Exercise instructions: Omit every picture and return the rest of the data unaltered.

Start Data lines

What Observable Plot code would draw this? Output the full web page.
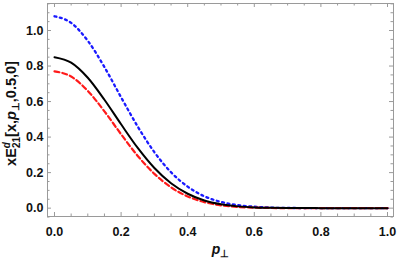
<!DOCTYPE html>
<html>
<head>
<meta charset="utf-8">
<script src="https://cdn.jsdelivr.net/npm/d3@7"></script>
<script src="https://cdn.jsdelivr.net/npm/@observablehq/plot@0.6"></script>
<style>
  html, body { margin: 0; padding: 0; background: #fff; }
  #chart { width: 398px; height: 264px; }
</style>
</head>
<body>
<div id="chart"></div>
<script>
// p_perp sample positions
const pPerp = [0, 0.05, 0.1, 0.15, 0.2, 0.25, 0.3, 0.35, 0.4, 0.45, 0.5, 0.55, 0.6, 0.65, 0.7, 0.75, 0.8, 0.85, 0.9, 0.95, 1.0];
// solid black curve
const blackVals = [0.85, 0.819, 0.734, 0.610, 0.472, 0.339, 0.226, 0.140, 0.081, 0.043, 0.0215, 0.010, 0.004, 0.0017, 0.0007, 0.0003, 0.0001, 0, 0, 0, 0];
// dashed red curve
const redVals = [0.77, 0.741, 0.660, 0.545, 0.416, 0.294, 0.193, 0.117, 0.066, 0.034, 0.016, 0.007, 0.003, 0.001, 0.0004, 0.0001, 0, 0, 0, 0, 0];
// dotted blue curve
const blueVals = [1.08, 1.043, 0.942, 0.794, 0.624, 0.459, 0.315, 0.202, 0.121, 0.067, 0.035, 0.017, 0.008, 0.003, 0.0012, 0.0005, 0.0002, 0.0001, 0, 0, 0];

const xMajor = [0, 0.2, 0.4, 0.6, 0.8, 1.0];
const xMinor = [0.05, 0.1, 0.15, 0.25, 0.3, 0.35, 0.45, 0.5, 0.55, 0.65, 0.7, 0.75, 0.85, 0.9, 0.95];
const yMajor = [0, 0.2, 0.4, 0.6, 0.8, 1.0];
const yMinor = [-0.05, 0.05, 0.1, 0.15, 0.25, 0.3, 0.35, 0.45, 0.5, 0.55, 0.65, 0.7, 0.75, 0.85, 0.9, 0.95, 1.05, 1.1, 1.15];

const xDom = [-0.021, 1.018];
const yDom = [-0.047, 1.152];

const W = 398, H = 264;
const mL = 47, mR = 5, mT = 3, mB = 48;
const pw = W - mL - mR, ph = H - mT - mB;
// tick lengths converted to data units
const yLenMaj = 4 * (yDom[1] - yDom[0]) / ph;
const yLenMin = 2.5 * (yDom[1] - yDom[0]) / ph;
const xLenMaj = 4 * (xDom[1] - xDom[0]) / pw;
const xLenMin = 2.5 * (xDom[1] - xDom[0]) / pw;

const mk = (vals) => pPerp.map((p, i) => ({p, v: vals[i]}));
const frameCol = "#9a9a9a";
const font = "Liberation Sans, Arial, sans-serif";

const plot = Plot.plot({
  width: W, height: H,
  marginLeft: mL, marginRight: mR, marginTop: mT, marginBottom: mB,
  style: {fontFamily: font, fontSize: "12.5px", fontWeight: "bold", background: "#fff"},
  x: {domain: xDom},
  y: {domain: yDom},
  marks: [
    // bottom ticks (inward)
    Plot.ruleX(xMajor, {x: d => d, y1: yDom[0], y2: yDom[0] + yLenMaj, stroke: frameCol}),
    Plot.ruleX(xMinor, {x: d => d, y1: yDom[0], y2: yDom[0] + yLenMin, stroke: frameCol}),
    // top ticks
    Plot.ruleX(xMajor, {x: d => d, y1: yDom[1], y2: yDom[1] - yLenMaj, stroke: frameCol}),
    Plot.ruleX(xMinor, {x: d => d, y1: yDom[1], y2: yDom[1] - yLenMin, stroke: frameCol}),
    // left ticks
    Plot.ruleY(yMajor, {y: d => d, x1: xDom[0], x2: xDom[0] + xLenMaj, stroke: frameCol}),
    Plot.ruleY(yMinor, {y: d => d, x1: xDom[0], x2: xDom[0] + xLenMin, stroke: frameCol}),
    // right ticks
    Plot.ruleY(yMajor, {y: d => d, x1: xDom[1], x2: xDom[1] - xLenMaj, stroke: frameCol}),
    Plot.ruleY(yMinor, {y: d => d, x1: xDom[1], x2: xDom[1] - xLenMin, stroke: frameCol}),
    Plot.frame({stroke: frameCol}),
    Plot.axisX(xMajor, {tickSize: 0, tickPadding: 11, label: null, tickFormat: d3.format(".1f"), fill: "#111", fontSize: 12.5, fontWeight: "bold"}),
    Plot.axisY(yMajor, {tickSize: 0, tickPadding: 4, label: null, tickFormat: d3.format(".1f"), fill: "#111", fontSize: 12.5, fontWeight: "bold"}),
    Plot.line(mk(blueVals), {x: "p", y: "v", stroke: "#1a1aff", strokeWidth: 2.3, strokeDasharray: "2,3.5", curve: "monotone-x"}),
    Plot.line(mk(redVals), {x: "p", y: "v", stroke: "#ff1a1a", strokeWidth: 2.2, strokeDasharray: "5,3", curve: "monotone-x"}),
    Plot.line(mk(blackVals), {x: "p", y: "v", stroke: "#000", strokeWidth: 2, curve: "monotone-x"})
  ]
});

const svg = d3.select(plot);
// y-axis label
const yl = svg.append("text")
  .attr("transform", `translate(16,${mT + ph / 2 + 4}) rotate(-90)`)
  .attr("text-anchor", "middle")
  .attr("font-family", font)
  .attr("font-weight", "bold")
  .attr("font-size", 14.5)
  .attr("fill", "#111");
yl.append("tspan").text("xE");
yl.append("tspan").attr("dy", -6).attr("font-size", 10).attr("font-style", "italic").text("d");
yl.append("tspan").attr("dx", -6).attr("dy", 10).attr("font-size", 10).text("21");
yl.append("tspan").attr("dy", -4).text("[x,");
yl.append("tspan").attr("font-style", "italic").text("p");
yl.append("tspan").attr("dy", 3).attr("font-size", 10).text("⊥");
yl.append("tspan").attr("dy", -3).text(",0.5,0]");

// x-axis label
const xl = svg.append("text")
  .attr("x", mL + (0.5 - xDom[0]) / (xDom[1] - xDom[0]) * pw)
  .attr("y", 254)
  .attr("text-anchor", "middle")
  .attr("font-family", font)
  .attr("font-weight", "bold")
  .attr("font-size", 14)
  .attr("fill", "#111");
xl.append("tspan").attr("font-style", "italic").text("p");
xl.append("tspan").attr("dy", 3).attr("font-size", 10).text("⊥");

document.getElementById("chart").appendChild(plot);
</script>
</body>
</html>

End Data lines

Solution below:
What Observable Plot code would draw this? Output the full web page.
<!DOCTYPE html>
<html>
<head>
<meta charset="utf-8">
<script src="https://cdn.jsdelivr.net/npm/d3@7"></script>
<script src="https://cdn.jsdelivr.net/npm/@observablehq/plot@0.6"></script>
<style>
  html, body { margin: 0; padding: 0; background: #fff; }
  #chart { width: 398px; height: 264px; }
</style>
</head>
<body>
<div id="chart"></div>
<script>
// p_perp sample positions
const pPerp = [0, 0.05, 0.1, 0.15, 0.2, 0.25, 0.3, 0.35, 0.4, 0.45, 0.5, 0.55, 0.6, 0.65, 0.7, 0.75, 0.8, 0.85, 0.9, 0.95, 1.0];
// solid black curve
const blackVals = [0.85, 0.819, 0.734, 0.610, 0.472, 0.339, 0.226, 0.140, 0.081, 0.043, 0.0215, 0.010, 0.004, 0.0017, 0.0007, 0.0003, 0.0001, 0, 0, 0, 0];
// dashed red curve
const redVals = [0.77, 0.741, 0.660, 0.545, 0.416, 0.294, 0.193, 0.117, 0.066, 0.034, 0.016, 0.007, 0.003, 0.001, 0.0004, 0.0001, 0, 0, 0, 0, 0];
// dotted blue curve
const blueVals = [1.08, 1.043, 0.942, 0.794, 0.624, 0.459, 0.315, 0.202, 0.121, 0.067, 0.035, 0.017, 0.008, 0.003, 0.0012, 0.0005, 0.0002, 0.0001, 0, 0, 0];

const xMajor = [0, 0.2, 0.4, 0.6, 0.8, 1.0];
const xMinor = [0.05, 0.1, 0.15, 0.25, 0.3, 0.35, 0.45, 0.5, 0.55, 0.65, 0.7, 0.75, 0.85, 0.9, 0.95];
const yMajor = [0, 0.2, 0.4, 0.6, 0.8, 1.0];
const yMinor = [-0.05, 0.05, 0.1, 0.15, 0.25, 0.3, 0.35, 0.45, 0.5, 0.55, 0.65, 0.7, 0.75, 0.85, 0.9, 0.95, 1.05, 1.1, 1.15];

const xDom = [-0.021, 1.018];
const yDom = [-0.047, 1.152];

const W = 398, H = 264;
const mL = 47, mR = 5, mT = 3, mB = 48;
const pw = W - mL - mR, ph = H - mT - mB;
// tick lengths converted to data units
const yLenMaj = 4 * (yDom[1] - yDom[0]) / ph;
const yLenMin = 2.5 * (yDom[1] - yDom[0]) / ph;
const xLenMaj = 4 * (xDom[1] - xDom[0]) / pw;
const xLenMin = 2.5 * (xDom[1] - xDom[0]) / pw;

const mk = (vals) => pPerp.map((p, i) => ({p, v: vals[i]}));
const frameCol = "#9a9a9a";
const font = "Liberation Sans, Arial, sans-serif";

const plot = Plot.plot({
  width: W, height: H,
  marginLeft: mL, marginRight: mR, marginTop: mT, marginBottom: mB,
  style: {fontFamily: font, fontSize: "12.5px", fontWeight: "bold", background: "#fff"},
  x: {domain: xDom},
  y: {domain: yDom},
  marks: [
    // bottom ticks (inward)
    Plot.ruleX(xMajor, {x: d => d, y1: yDom[0], y2: yDom[0] + yLenMaj, stroke: frameCol}),
    Plot.ruleX(xMinor, {x: d => d, y1: yDom[0], y2: yDom[0] + yLenMin, stroke: frameCol}),
    // top ticks
    Plot.ruleX(xMajor, {x: d => d, y1: yDom[1], y2: yDom[1] - yLenMaj, stroke: frameCol}),
    Plot.ruleX(xMinor, {x: d => d, y1: yDom[1], y2: yDom[1] - yLenMin, stroke: frameCol}),
    // left ticks
    Plot.ruleY(yMajor, {y: d => d, x1: xDom[0], x2: xDom[0] + xLenMaj, stroke: frameCol}),
    Plot.ruleY(yMinor, {y: d => d, x1: xDom[0], x2: xDom[0] + xLenMin, stroke: frameCol}),
    // right ticks
    Plot.ruleY(yMajor, {y: d => d, x1: xDom[1], x2: xDom[1] - xLenMaj, stroke: frameCol}),
    Plot.ruleY(yMinor, {y: d => d, x1: xDom[1], x2: xDom[1] - xLenMin, stroke: frameCol}),
    Plot.frame({stroke: frameCol}),
    Plot.axisX(xMajor, {tickSize: 0, tickPadding: 11, label: null, tickFormat: d3.format(".1f"), fill: "#111", fontSize: 12.5, fontWeight: "bold"}),
    Plot.axisY(yMajor, {tickSize: 0, tickPadding: 4, label: null, tickFormat: d3.format(".1f"), fill: "#111", fontSize: 12.5, fontWeight: "bold"}),
    Plot.line(mk(blueVals), {x: "p", y: "v", stroke: "#1a1aff", strokeWidth: 2.3, strokeDasharray: "2,3.5", curve: "monotone-x"}),
    Plot.line(mk(redVals), {x: "p", y: "v", stroke: "#ff1a1a", strokeWidth: 2.2, strokeDasharray: "5,3", curve: "monotone-x"}),
    Plot.line(mk(blackVals), {x: "p", y: "v", stroke: "#000", strokeWidth: 2, curve: "monotone-x"})
  ]
});

const svg = d3.select(plot);
// y-axis label
const yl = svg.append("text")
  .attr("transform", `translate(16,${mT + ph / 2 + 4}) rotate(-90)`)
  .attr("text-anchor", "middle")
  .attr("font-family", font)
  .attr("font-weight", "bold")
  .attr("font-size", 14.5)
  .attr("fill", "#111");
yl.append("tspan").text("xE");
yl.append("tspan").attr("dy", -6).attr("font-size", 10).attr("font-style", "italic").text("d");
yl.append("tspan").attr("dx", -6).attr("dy", 10).attr("font-size", 10).text("21");
yl.append("tspan").attr("dy", -4).text("[x,");
yl.append("tspan").attr("font-style", "italic").text("p");
yl.append("tspan").attr("dy", 3).attr("font-size", 10).text("⊥");
yl.append("tspan").attr("dy", -3).text(",0.5,0]");

// x-axis label
const xl = svg.append("text")
  .attr("x", mL + (0.5 - xDom[0]) / (xDom[1] - xDom[0]) * pw)
  .attr("y", 254)
  .attr("text-anchor", "middle")
  .attr("font-family", font)
  .attr("font-weight", "bold")
  .attr("font-size", 14)
  .attr("fill", "#111");
xl.append("tspan").attr("font-style", "italic").text("p");
xl.append("tspan").attr("dy", 3).attr("font-size", 10).text("⊥");

document.getElementById("chart").appendChild(plot);
</script>
</body>
</html>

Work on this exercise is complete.